Curriculum Resources

Project coordinators and scientist-mentors will support teachers as they engage students in a groundwater curriculum with a focus on monitoring well water for arsenic and sharing data with their communities. Below are existing curricula and activities teachers can draw upon.


  • Developed at the University of Maine Mitchell Center, Get Wet! brings collaborative environmental research focused on safe drinking water into the classroom.
  • The Arsenic Arresters, a group of 8th graders, led a research project with the goal of decreasing the amount of arsenic contamination in their community, creating an educational campaign, outreach materials, and public awareness days.
  • The California Academy of Sciences Citizen Science Toolkit is designed to help educators integrate citizen science projects into classroom curricula. It has lessons, readings and worksheets to help communicate the value of citizen science to students and cultivate their sense of empowerment and impact when performing science investigations.

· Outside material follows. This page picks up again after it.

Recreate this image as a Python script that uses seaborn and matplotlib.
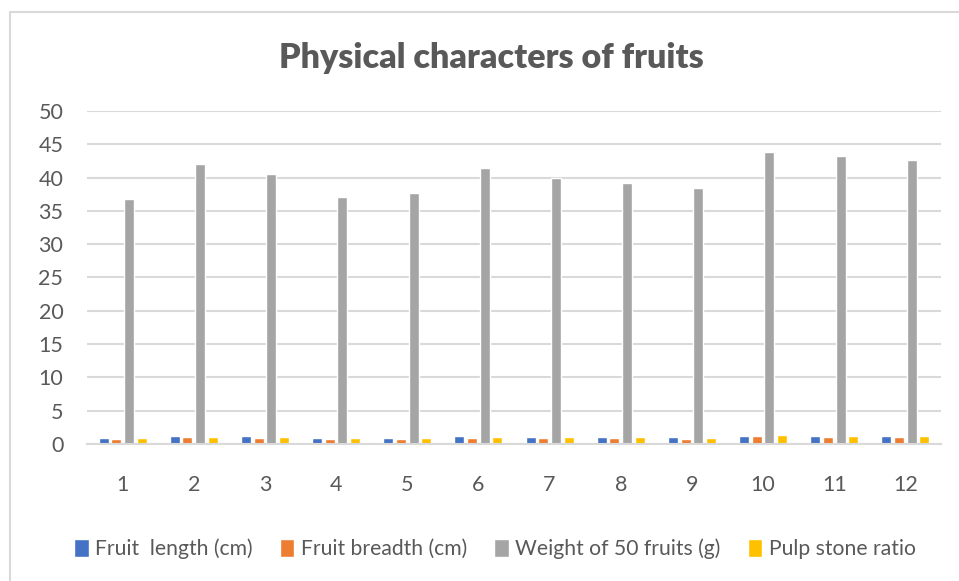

  • Students Discover is a collection of middle school science curriculum modules that engage students in citizen science projects that range from measuring fossilized shark teeth to documenting the diet preferences of ants.
  • Dartmouth New Hampshire Birth Cohort Study arsenic tools. An interactive website that helps people understand the harmful effects of arsenic in common foods, and provides simple measures they can take to lower their arsenic exposure. The website is designed to make it easily accessible to all users; it includes main sections on how arsenic gets into food, tips to reduce arsenic exposure, effects of arsenic, and additional research (from Arsenic and You).